Abstract:

The objective of this research has been to develop accurate solutions to problems involving end-loaded cylinders. This was achieved through an extended application of a semi-analytic method of analysis, which enabled the consideration of fairly general loading cases and domain geometries.

The first part of this study offers three-dimensional solutions for extension, bending, torsion and flexure problems--collectively referred to as Saint-Venant's problems--of prismatic, yet inhomogeneous, cylinders with arbitrary cross-sectional shapes and the most general form of anisotropy.

The second part makes use of an eigenfunction expansion of the cross-sectional deformations of the cylinder, again afforded by the said semi-analytic method, and explores the treatment of self-equilibrated end tractions, prescribed pointwise. This capability is exploited in the investigation of the decay lengths of inter-laminar stresses in layered composites, and of the transition effects in connected cylinders with non-matching cross-sectional shapes and material constitution.

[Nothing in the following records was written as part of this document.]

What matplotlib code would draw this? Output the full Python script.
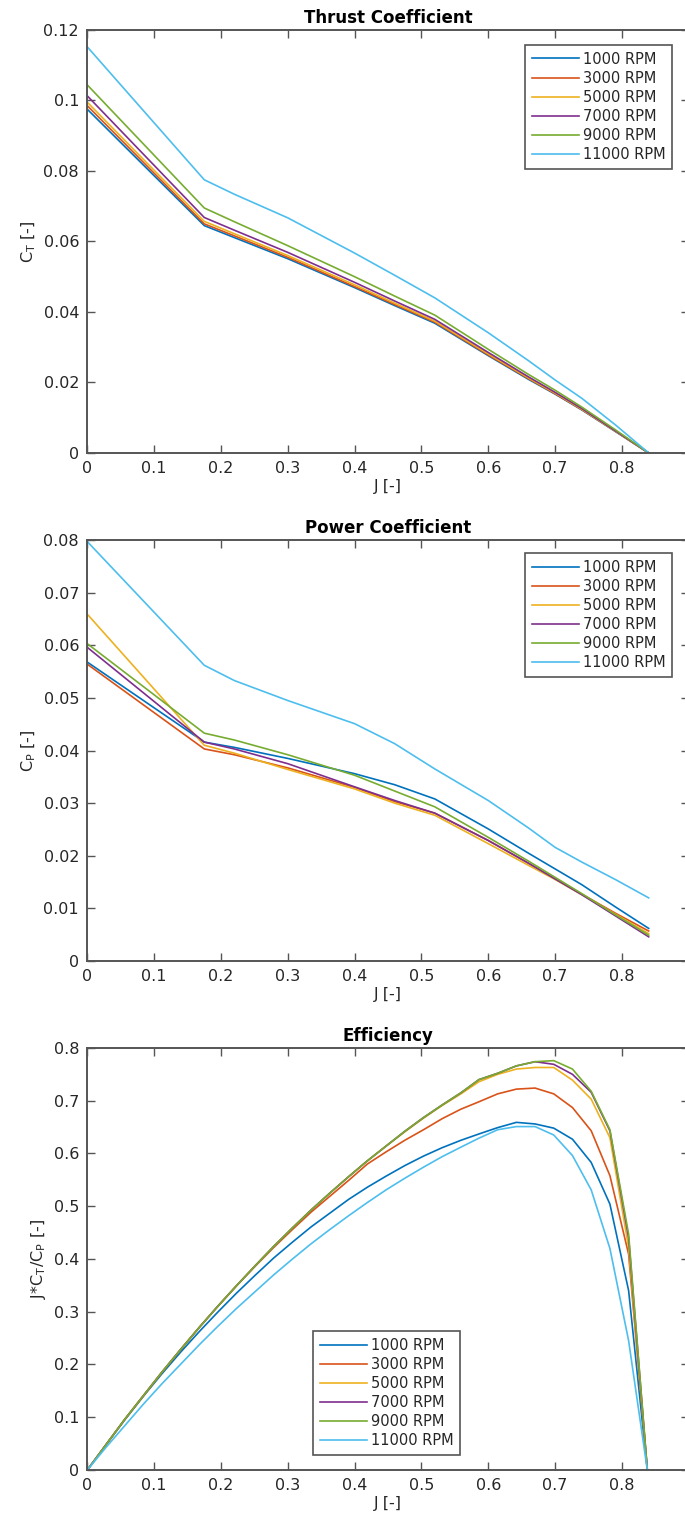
#!/usr/bin/env python3
"""Propeller thrust, power and efficiency curves for several rotor speeds."""

from __future__ import annotations

import matplotlib

matplotlib.use("Agg")
import matplotlib.pyplot as plt
from matplotlib.ticker import FormatStrFormatter

LABELS = ["1000 RPM", "3000 RPM", "5000 RPM", "7000 RPM", "9000 RPM", "11000 RPM"]
COLORS = ["#0072BD", "#D95319", "#EDB120", "#7E2F8E", "#77AC30", "#4DBEEE"]

# advance ratio samples for the coefficient curves
J_COEF = [0, 0.175, 0.22, 0.30, 0.40, 0.46, 0.52, 0.60, 0.66, 0.70, 0.74, 0.79, 0.84]

CT_1000 = [0.0975, 0.0645, 0.0611, 0.0551, 0.0469, 0.0418, 0.0368, 0.0276, 0.0209, 0.0167, 0.0122, 0.0061, 0.0]
CT_3000 = [0.0985, 0.0650, 0.0616, 0.0555, 0.0472, 0.0421, 0.0371, 0.0278, 0.0211, 0.0168, 0.0123, 0.0062, 0.0]
CT_5000 = [0.0995, 0.0657, 0.0622, 0.0560, 0.0477, 0.0425, 0.0374, 0.0281, 0.0213, 0.0170, 0.0124, 0.0062, 0.0]
CT_7000 = [0.1013, 0.0668, 0.0632, 0.0569, 0.0484, 0.0431, 0.0379, 0.0285, 0.0216, 0.0172, 0.0126, 0.0063, 0.0]
CT_9000 = [0.1044, 0.0695, 0.0656, 0.0588, 0.0500, 0.0445, 0.0391, 0.0294, 0.0223, 0.0178, 0.0130, 0.0066, 0.0]
CT_11000 = [0.1152, 0.0775, 0.0734, 0.0667, 0.0567, 0.0504, 0.0440, 0.0341, 0.0262, 0.0207, 0.0155, 0.0080, 0.0]

CP_1000 = [0.0568, 0.0416, 0.0406, 0.0385, 0.0356, 0.0335, 0.0308, 0.0251, 0.0205, 0.0175, 0.0145, 0.0103, 0.0062]
CP_3000 = [0.0564, 0.0403, 0.0392, 0.0367, 0.0330, 0.0303, 0.0281, 0.0229, 0.0186, 0.0156, 0.0127, 0.0091, 0.0057]
CP_5000 = [0.0659, 0.0410, 0.0395, 0.0364, 0.0327, 0.0300, 0.0277, 0.0223, 0.0182, 0.0155, 0.0126, 0.0089, 0.0052]
CP_7000 = [0.0596, 0.0416, 0.0403, 0.0375, 0.0331, 0.0305, 0.0281, 0.0229, 0.0186, 0.0156, 0.0126, 0.0086, 0.0046]
CP_9000 = [0.0603, 0.0433, 0.0420, 0.0392, 0.0353, 0.0323, 0.0293, 0.0235, 0.0190, 0.0159, 0.0128, 0.0088, 0.0049]
CP_11000 = [0.0797, 0.0562, 0.0533, 0.0495, 0.0451, 0.0413, 0.0365, 0.0305, 0.0253, 0.0216, 0.0188, 0.0155, 0.0120]

# advance ratio samples for the efficiency curves
J_EFF = [0.000, 0.028, 0.056, 0.084, 0.112, 0.140, 0.168, 0.195, 0.223, 0.251,
         0.279, 0.307, 0.335, 0.363, 0.391, 0.419, 0.447, 0.475, 0.503, 0.531,
         0.559, 0.586, 0.614, 0.642, 0.670, 0.698, 0.726, 0.754, 0.782, 0.810, 0.838]

EFF_1000 = [0, 0.048, 0.095, 0.140, 0.183, 0.224, 0.263, 0.299, 0.335, 0.369,
            0.402, 0.432, 0.461, 0.487, 0.513, 0.536, 0.557, 0.577, 0.595, 0.611,
            0.625, 0.637, 0.649, 0.659, 0.656, 0.648, 0.627, 0.583, 0.504, 0.340, 0]
EFF_3000 = [0, 0.048, 0.096, 0.141, 0.186, 0.229, 0.271, 0.310, 0.349, 0.386,
            0.422, 0.456, 0.489, 0.519, 0.549, 0.580, 0.603, 0.625, 0.645, 0.666,
            0.684, 0.698, 0.713, 0.722, 0.724, 0.713, 0.687, 0.643, 0.558, 0.409, 0]
EFF_5000 = [0, 0.048, 0.096, 0.141, 0.186, 0.229, 0.271, 0.310, 0.349, 0.387,
            0.424, 0.459, 0.493, 0.525, 0.556, 0.586, 0.614, 0.641, 0.667, 0.691,
            0.713, 0.736, 0.750, 0.760, 0.763, 0.763, 0.739, 0.703, 0.630, 0.422, 0]
EFF_7000 = [0, 0.048, 0.096, 0.141, 0.186, 0.229, 0.271, 0.310, 0.349, 0.387,
            0.424, 0.459, 0.493, 0.525, 0.556, 0.586, 0.614, 0.642, 0.668, 0.692,
            0.715, 0.740, 0.752, 0.766, 0.774, 0.769, 0.750, 0.716, 0.643, 0.440, 0]
EFF_9000 = [0, 0.048, 0.096, 0.141, 0.186, 0.229, 0.271, 0.310, 0.349, 0.387,
            0.424, 0.459, 0.493, 0.525, 0.556, 0.586, 0.614, 0.642, 0.668, 0.692,
            0.715, 0.740, 0.752, 0.766, 0.774, 0.776, 0.760, 0.718, 0.645, 0.447, 0]
EFF_11000 = [0, 0.043, 0.084, 0.125, 0.164, 0.201, 0.238, 0.272, 0.306, 0.338,
             0.370, 0.400, 0.429, 0.456, 0.482, 0.507, 0.531, 0.553, 0.574, 0.594,
             0.612, 0.629, 0.645, 0.651, 0.651, 0.635, 0.596, 0.531, 0.420, 0.245, 0]

CT_SERIES = [CT_1000, CT_3000, CT_5000, CT_7000, CT_9000, CT_11000]
CP_SERIES = [CP_1000, CP_3000, CP_5000, CP_7000, CP_9000, CP_11000]
EFF_SERIES = [EFF_1000, EFF_3000, EFF_5000, EFF_7000, EFF_9000, EFF_11000]

X_TICKS = [0, 0.1, 0.2, 0.3, 0.4, 0.5, 0.6, 0.7, 0.8]
CT_TICKS = [0, 0.02, 0.04, 0.06, 0.08, 0.1, 0.12]
CP_TICKS = [0, 0.01, 0.02, 0.03, 0.04, 0.05, 0.06, 0.07, 0.08]
EFF_TICKS = [0, 0.1, 0.2, 0.3, 0.4, 0.5, 0.6, 0.7, 0.8]

AXIS_GRAY = "#555555"
TEXT_GRAY = "#262626"


def style_axes(ax, title, ylabel, yticks):
    ax.set_xlim(0, 0.9)
    ax.set_ylim(yticks[0], yticks[-1])
    ax.set_xticks(X_TICKS)
    ax.set_yticks(yticks)
    ax.xaxis.set_major_formatter(FormatStrFormatter("%g"))
    ax.yaxis.set_major_formatter(FormatStrFormatter("%g"))
    ax.tick_params(direction="in", top=True, right=True, length=6, width=1.0,
                   color=AXIS_GRAY, labelcolor=TEXT_GRAY, labelsize=11.5, pad=6)
    for spine in ax.spines.values():
        spine.set_color(AXIS_GRAY)
        spine.set_linewidth(1.4)
    ax.set_title(title, fontsize=12, fontweight="bold", color="black", pad=5)
    ax.set_xlabel("J [-]", fontsize=11.5, color=TEXT_GRAY, labelpad=2)
    ax.set_ylabel(ylabel, fontsize=11.5, color=TEXT_GRAY, labelpad=4)


def add_legend(ax, loc, anchor):
    leg = ax.legend(loc=loc, bbox_to_anchor=anchor, borderaxespad=0, fontsize=10.5,
                    handlelength=3.2, handletextpad=0.3, labelspacing=0.28,
                    borderpad=0.45, fancybox=False, framealpha=1)
    leg.get_frame().set_edgecolor(AXIS_GRAY)
    leg.get_frame().set_linewidth(1.2)
    for text in leg.get_texts():
        text.set_color(TEXT_GRAY)


def main() -> int:
    fig = plt.figure(figsize=(6.85, 15.23), dpi=100)
    left, width = 0.1275, 0.878
    ax_ct = fig.add_axes([left, 0.7026, width, 0.2777])
    ax_cp = fig.add_axes([left, 0.3690, width, 0.2764])
    ax_eff = fig.add_axes([left, 0.0348, width, 0.2771])

    for values, label, color in zip(CT_SERIES, LABELS, COLORS):
        ax_ct.plot(J_COEF, values, color=color, linewidth=1.2, label=label)
    for values, label, color in zip(CP_SERIES, LABELS, COLORS):
        ax_cp.plot(J_COEF, values, color=color, linewidth=1.2, label=label)
    for values, label, color in zip(EFF_SERIES, LABELS, COLORS):
        ax_eff.plot(J_EFF, values, color=color, linewidth=1.2, label=label)

    style_axes(ax_ct, "Thrust Coefficient", r"C$_\mathrm{T}$ [-]", CT_TICKS)
    style_axes(ax_cp, "Power Coefficient", r"C$_\mathrm{P}$ [-]", CP_TICKS)
    style_axes(ax_eff, "Efficiency", r"J*C$_\mathrm{T}$/C$_\mathrm{P}$ [-]", EFF_TICKS)

    add_legend(ax_ct, "upper right", (0.9726, 0.9645))
    add_legend(ax_cp, "upper right", (0.9726, 0.969))
    add_legend(ax_eff, "lower left", (0.376, 0.0355))

    fig.savefig("out.png", dpi=100)
    plt.close(fig)
    return 0


if __name__ == "__main__":
    raise SystemExit(main())
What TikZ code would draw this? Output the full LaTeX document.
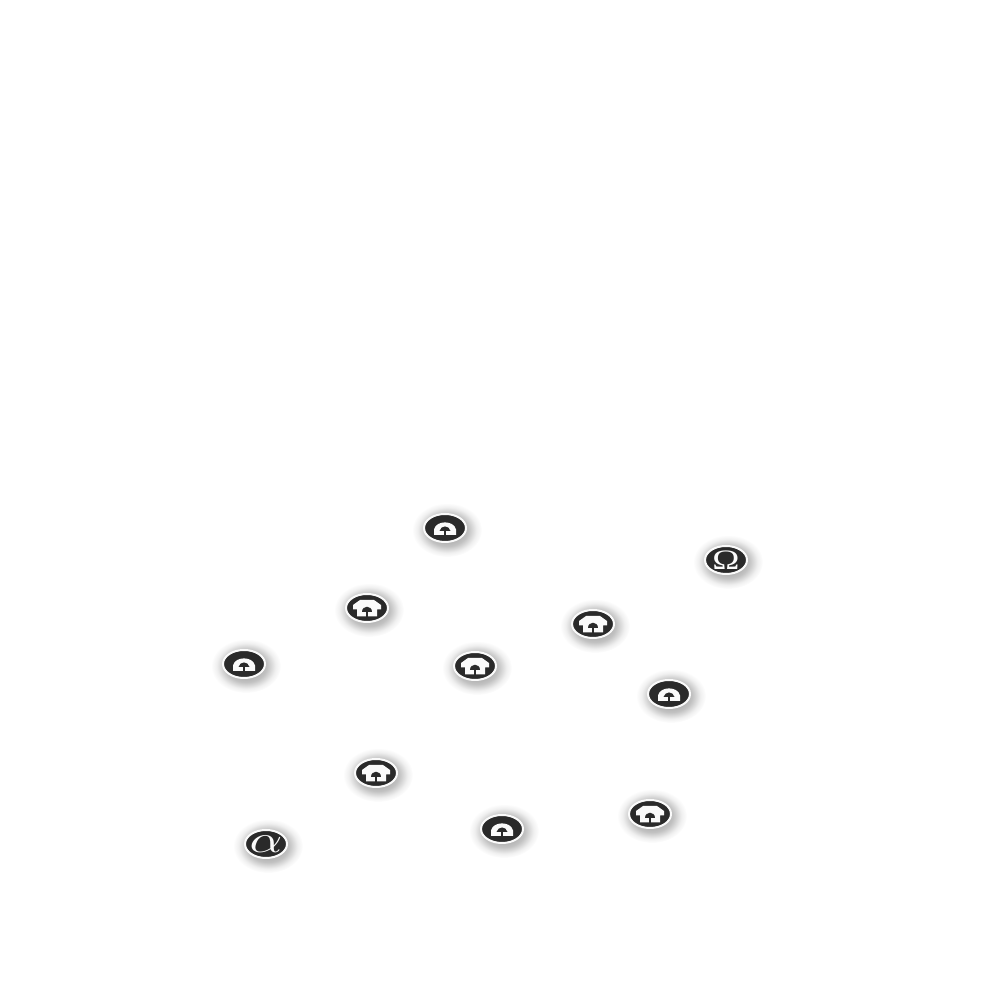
\documentclass[tikz,border=0pt]{standalone}
\usepackage{amsmath}
\usepackage{xcolor}
\usepackage{graphicx}
\usepackage{fontspec}
\newfontfamily\omegafont{Liberation Serif}
\usetikzlibrary{fadings,shapes.geometric}
\definecolor{badgeblack}{RGB}{42, 42, 42}
\definecolor{ringwhite}{RGB}{250, 250, 250}
\pgfdeclareradialshading{softedgeshade}{\pgfpointorigin}{color(0bp)=(transparent!55); color(15bp)=(transparent!76); color(21bp)=(transparent!94); color(25bp)=(transparent!100); color(50bp)=(transparent!100)}
\pgfdeclarefading{softedge}{\pgfuseshading{softedgeshade}}

\tikzset{
    badge/.style={ellipse, draw=ringwhite, line width=0.2mm, fill=badgeblack, text=ringwhite,
        minimum width=0.42cm, minimum height=0.28cm, inner sep=0pt, outer sep=0pt},
    softshadow/.style={fill=black, path fading=softedge, fit fading=true},
    lowphone/.pic={
        \fill[ringwhite] (-0.11,-0.07) -- (-0.11,-0.015) .. controls (-0.09,0.08) and (0.09,0.08) .. (0.11,-0.015) -- (0.11,-0.07) -- cycle;
        \fill[badgeblack] (-0.055,-0.03) .. controls (-0.04,0.03) and (0.04,0.03) .. (0.055,-0.03) -- cycle;
        \fill[badgeblack] (-0.012,-0.08) rectangle (0.012,-0.02);
    },
    highphone/.pic={
        \fill[ringwhite] (-0.14,-0.015) -- (-0.14,0.03) -- (-0.07,0.08) -- (0.07,0.08) -- (0.14,0.03) -- (0.14,-0.015) -- (0.10,-0.015) -- (0.10,-0.085) -- (-0.10,-0.085) -- (-0.10,-0.015) -- cycle;
        \fill[badgeblack] (-0.05,-0.045) .. controls (-0.05,0.03) and (0.05,0.03) .. (0.05,-0.045) -- cycle;
        \fill[badgeblack] (-0.012,-0.09) rectangle (0.012,-0.04);
    }
}
\newcommand{\badgeat}[3]{
    \path[softshadow] ({#2+0.02},{#3-0.02}) ellipse (0.35 and 0.27);
    \node[badge] (#1) at (#2,#3) {};
}
\newcommand{\badgetext}[3]{\raisebox{-0.5\height}[0pt][0pt]{\makebox[0pt]{\scalebox{#1}[#2]{#3}}}}

\begin{document}
\begin{tikzpicture}
    \useasboundingbox (0,0) rectangle (10,10);

    % Two lettered badges
    \path[softshadow] (2.68,1.54) ellipse (0.35 and 0.27);
    \node[badge] (alpha) at (2.66,1.56) {\badgetext{1.45}{1.1}{$\alpha$}};
    \path[softshadow] (7.28,4.38) ellipse (0.35 and 0.27);
    \node[badge] (omega) at (7.26,4.40) {\badgetext{1.3}{1}{\fontsize{8}{8}\omegafont Ω}};

    % Badges with the low handset
    \foreach \name/\x/\y in {lowa/4.45/4.72, lowb/2.44/3.36, lowc/6.69/3.06, lowd/5.02/1.71} {
        \badgeat{\name}{\x}{\y}
        \pic at (\name) {lowphone};
    }

    % Badges with the high handset
    \foreach \name/\x/\y in {higha/3.67/3.92, highb/5.93/3.76, highc/4.75/3.34, highd/3.76/2.27, highe/6.50/1.86} {
        \badgeat{\name}{\x}{\y}
        \pic at (\name) {highphone};
    }

\end{tikzpicture}
\end{document}
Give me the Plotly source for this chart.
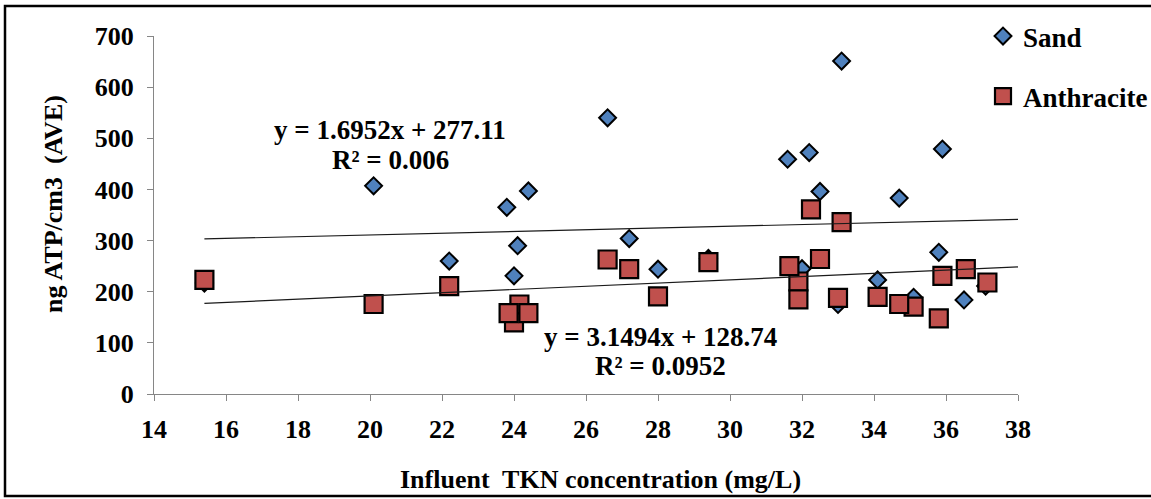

The final part of this dissertation is devoted to the development of a refined, Timoshenko-like, beam theory for static and dynamic analyses of homogenous cylinders. The semi-analytical approach is combined with an energy method to obtain accurate shear-correction coefficients of cross-sections with arbitrary geometry. These results constitute significant improvements over existing approaches, and are extendable to inhomogenous anisotropic cylinders as well as laminated plates.

All three parts of this study include rigorous verification problems, whereby the obtained results are satisfactorily checked against exact--whenever this was possible--and three-dimensional finite element solutions.